Jupiter is incredulous to hear all this, until Stinger tells her, “You would rather believe that in all of these vast galaxies, with all these planets, yours is the only one that can sustain (intelligent) life?” The scene is reminiscent of the one in the Wachowskis’ Matrix, in which Keanu Reeves’ Neo learns of the true nature of the world from Laurence Fishburne’s Morpheus.
Jupiter’s adventures now begin in earnest as she travels back and forth between planets, dealing with the intrigues of the Abrasax  siblings (Balem, Titus, Kalique); repeated attempts on her life; the bureaucratic intricacies of claiming her legacy (in one scene most viewers will recognise, Jupiter and her entourage are shunted from one department to another, all so she can get her ‘seal’ to assert her claim on earth. In the end, a bribe is what gets the job done); trying to save earth; and of course, dealing with her feelings for Caine.
For a heroine at the centre of such an epic fantasy, however, Jupiter has little to do. Mostly, she is required to wear outlandishly gorgeous clothes while waiting for Caine to save her from all kinds of situations. Coming from the filmmakers who created a character like Trinity in The Matrix, Jupiter’s passivity is disappointing.

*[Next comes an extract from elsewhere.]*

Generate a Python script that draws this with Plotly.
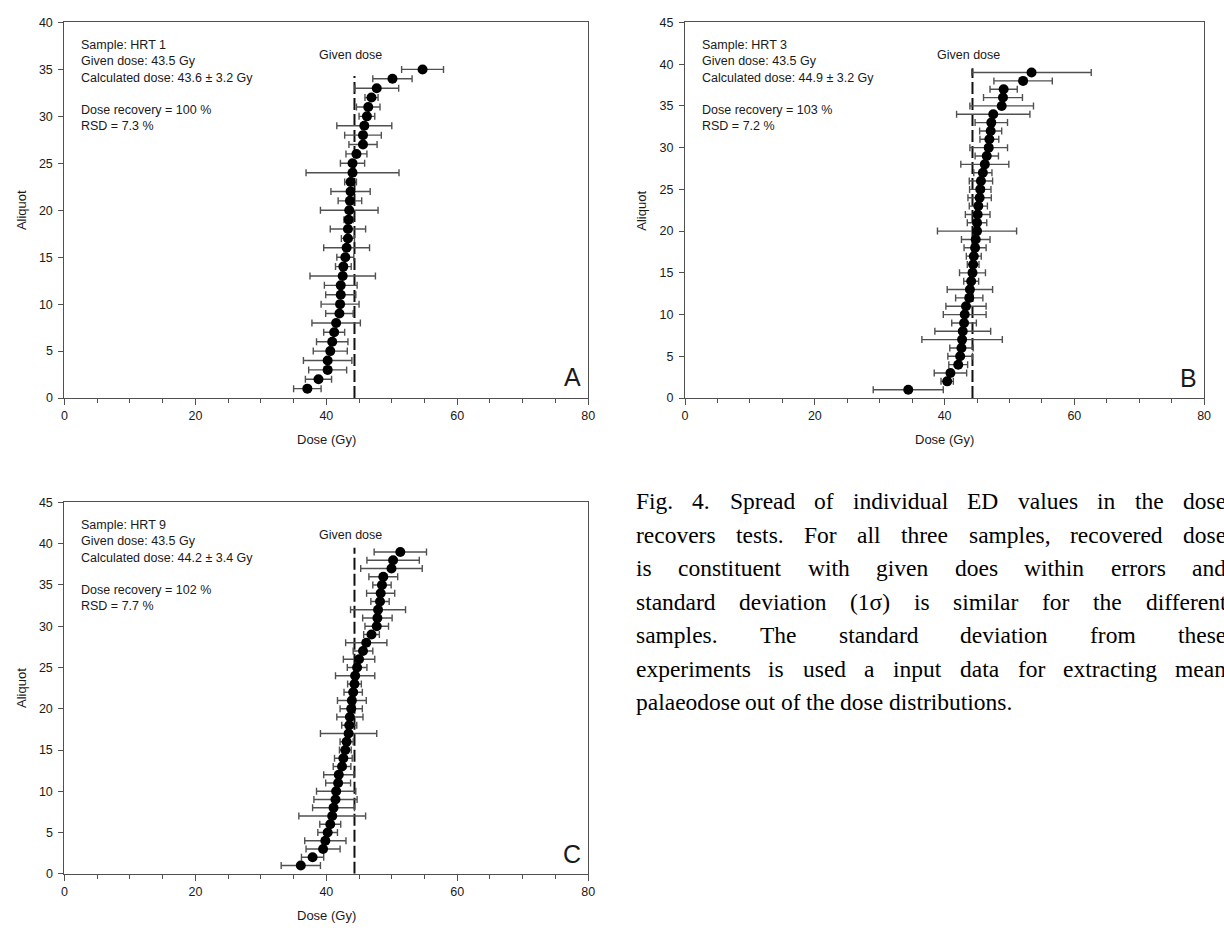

And Mila Kunis’s portrayal of Jupiter, which has all the emotiveness of a wooden doll, lets the film down.
Also disappointing is Sean Bean’s role, which feels like an afterthought. For fans of the actor, who previously played Boromir in the Lord of the Rings franchise and Ned Stark in Game of Thrones, this must seem like a waste of his talents indeed. As for Channing Tatum and Eddie Redmayne, who have just been seen in their Oscar-nominated films Foxcatcher and Theory of Everything respectively, Jupiter Ascending sees them do their best (though their “bests” differs widely). Tatum plays the unidimensional Caine competently, but the real delight is Redmayne, who does a complete about-turn from the sweet, gawky depiction of Stephen Hawking from his previous film, and transforms into cold, creepy Balem. 
The Wachowskis have infused the film with enough grandiosity to keep you occupied through its run time of 127 minutes. And there is some intellectual fodder too – especially in Balem’s homily to Jupiter on “profit”, which he believes is the foundation for the entire universe as they know it; and on how when you can have absolutely everything in the world, it is time that becomes the most essential commodity of all. Ultimately, it is what is so good about this film that shows up what is bad in such strong light.
Jupiter Ascending then, is a missed opportunity for the Wachowskis—and a missed opportunity for viewers.